Representative Labrador, meanwhile, went on to suggest a way forward on the contentious matter of whether undocumented immigrants can ever become US citizens.

While Obama argued for a path to citizenship for the unauthorized, Labrador recast the problem of citizenship in a way that might appeal to conservative lawmakers, saying what the US needs is not a separate citizenship path for illegal immigrants but rather a smarter legal immigration system that illegal immigrants could access.

“I am opposed to creating a new pathway to citizenship only for the illegal aliens," Labrador said. "If we can reform the immigration system so more people can actually immigrate to the United States, we can allow the people that are here illegally right now to actually take advantage of that existing pathway or whatever new pathways we create.”

Labrador’s ideas on immigration policy could reverberate among vocal conservatives in the House.
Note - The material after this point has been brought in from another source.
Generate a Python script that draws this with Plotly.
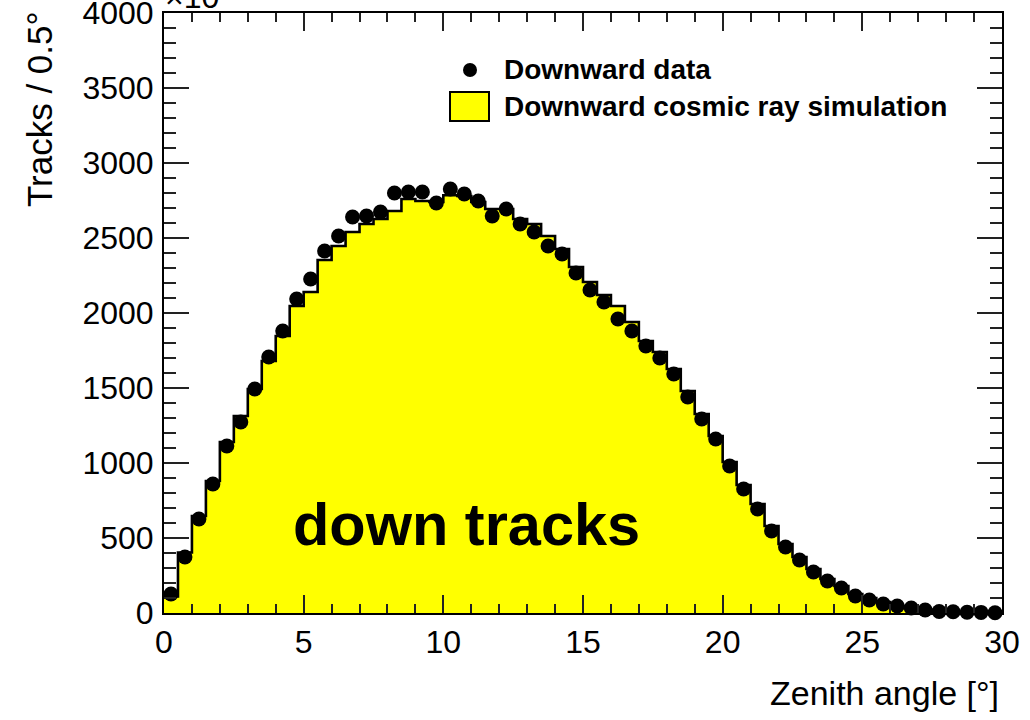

Rep. Thomas Massie (R) of Kentucky, who could be straight out of central casting as an immigration reform naysayer, says he is “very interested” in immigration and has learned much from Labrador.

Representative Massie says he’d like to see a functional agricultural worker program and would “like to take the folks that are in the shadows out of the shadows.” He opposes a pathway to citizenship just for illegal immigrants, but he doesn't object to undocumented immigrants obtaining citizenship through the legal immigration process.

Still, getting from goodwill to good legislation will be a long, long road. And Republicans worry that Obama may make it devilishly hard for them to get to yes.

Brady, the Texas congressman, said the president wasn’t “too bad” on antagonizing Republicans Tuesday night. But remember, he cautions, “we’ve got a few more days of his campaign yet. Don’t sell him short.”